> DATA BLOCK:
______________________________
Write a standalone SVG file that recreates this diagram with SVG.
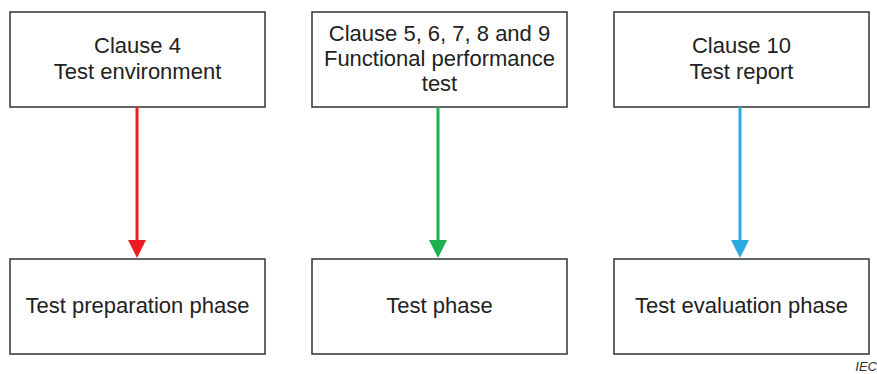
<svg xmlns="http://www.w3.org/2000/svg" width="877" height="374" viewBox="0 0 877 374">
<style>
.box{fill:#fff;stroke:#333;stroke-width:1.5}
.t{font-family:"Liberation Sans",Arial,sans-serif;font-size:22px;fill:#222;text-anchor:middle}
.c{stroke-width:3;fill:none}
</style>
<rect width="877" height="374" fill="#fff"/>
<g id="n1"><rect class="box" x="10" y="12" width="255" height="95"/><text class="t" x="137.5" y="53">Clause 4</text><text class="t" x="137.5" y="79">Test environment</text></g>
<g id="n2"><rect class="box" x="312" y="12" width="255" height="95"/><text class="t" x="439.5" y="41">Clause 5, 6, 7, 8 and 9</text><text class="t" x="439.5" y="66">Functional performance</text><text class="t" x="439.5" y="91">test</text></g>
<g id="n3"><rect class="box" x="614" y="12" width="255" height="95"/><text class="t" x="741.5" y="53">Clause 10</text><text class="t" x="741.5" y="79">Test report</text></g>
<g id="n4"><rect class="box" x="10" y="259" width="255" height="95"/><text class="t" x="137.5" y="313">Test preparation phase</text></g>
<g id="n5"><rect class="box" x="312" y="259" width="255" height="95"/><text class="t" x="439.5" y="313">Test phase</text></g>
<g id="n6"><rect class="box" x="614" y="259" width="255" height="95"/><text class="t" x="741.5" y="313">Test evaluation phase</text></g>
<g id="connectors">
<line class="c" stroke="#ED1C24" x1="137" y1="107" x2="137" y2="242"/><polygon fill="#ED1C24" points="128,240 146,240 137,258"/>
<line class="c" stroke="#1DB050" x1="438" y1="107" x2="438" y2="242"/><polygon fill="#1DB050" points="429,240 447,240 438,258"/>
<line class="c" stroke="#29ABE2" x1="740" y1="107" x2="740" y2="242"/><polygon fill="#29ABE2" points="731,240 749,240 740,258"/>
</g>
<text x="877" y="371" font-family="Liberation Sans,Arial,sans-serif" font-size="13" font-style="italic" fill="#333" text-anchor="end">IEC</text>
</svg>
______________________________
> WHAT YOU NEED TO DO:
Write the material out again exactly as it appears, dropping the pictures.

> EXERCISE ANSWER:
Write a standalone SVG file that recreates this diagram with SVG.
<svg xmlns="http://www.w3.org/2000/svg" width="877" height="374" viewBox="0 0 877 374">
<style>
.box{fill:#fff;stroke:#333;stroke-width:1.5}
.t{font-family:"Liberation Sans",Arial,sans-serif;font-size:22px;fill:#222;text-anchor:middle}
.c{stroke-width:3;fill:none}
</style>
<rect width="877" height="374" fill="#fff"/>
<g id="n1"><rect class="box" x="10" y="12" width="255" height="95"/><text class="t" x="137.5" y="53">Clause 4</text><text class="t" x="137.5" y="79">Test environment</text></g>
<g id="n2"><rect class="box" x="312" y="12" width="255" height="95"/><text class="t" x="439.5" y="41">Clause 5, 6, 7, 8 and 9</text><text class="t" x="439.5" y="66">Functional performance</text><text class="t" x="439.5" y="91">test</text></g>
<g id="n3"><rect class="box" x="614" y="12" width="255" height="95"/><text class="t" x="741.5" y="53">Clause 10</text><text class="t" x="741.5" y="79">Test report</text></g>
<g id="n4"><rect class="box" x="10" y="259" width="255" height="95"/><text class="t" x="137.5" y="313">Test preparation phase</text></g>
<g id="n5"><rect class="box" x="312" y="259" width="255" height="95"/><text class="t" x="439.5" y="313">Test phase</text></g>
<g id="n6"><rect class="box" x="614" y="259" width="255" height="95"/><text class="t" x="741.5" y="313">Test evaluation phase</text></g>
<g id="connectors">
<line class="c" stroke="#ED1C24" x1="137" y1="107" x2="137" y2="242"/><polygon fill="#ED1C24" points="128,240 146,240 137,258"/>
<line class="c" stroke="#1DB050" x1="438" y1="107" x2="438" y2="242"/><polygon fill="#1DB050" points="429,240 447,240 438,258"/>
<line class="c" stroke="#29ABE2" x1="740" y1="107" x2="740" y2="242"/><polygon fill="#29ABE2" points="731,240 749,240 740,258"/>
</g>
<text x="877" y="371" font-family="Liberation Sans,Arial,sans-serif" font-size="13" font-style="italic" fill="#333" text-anchor="end">IEC</text>
</svg>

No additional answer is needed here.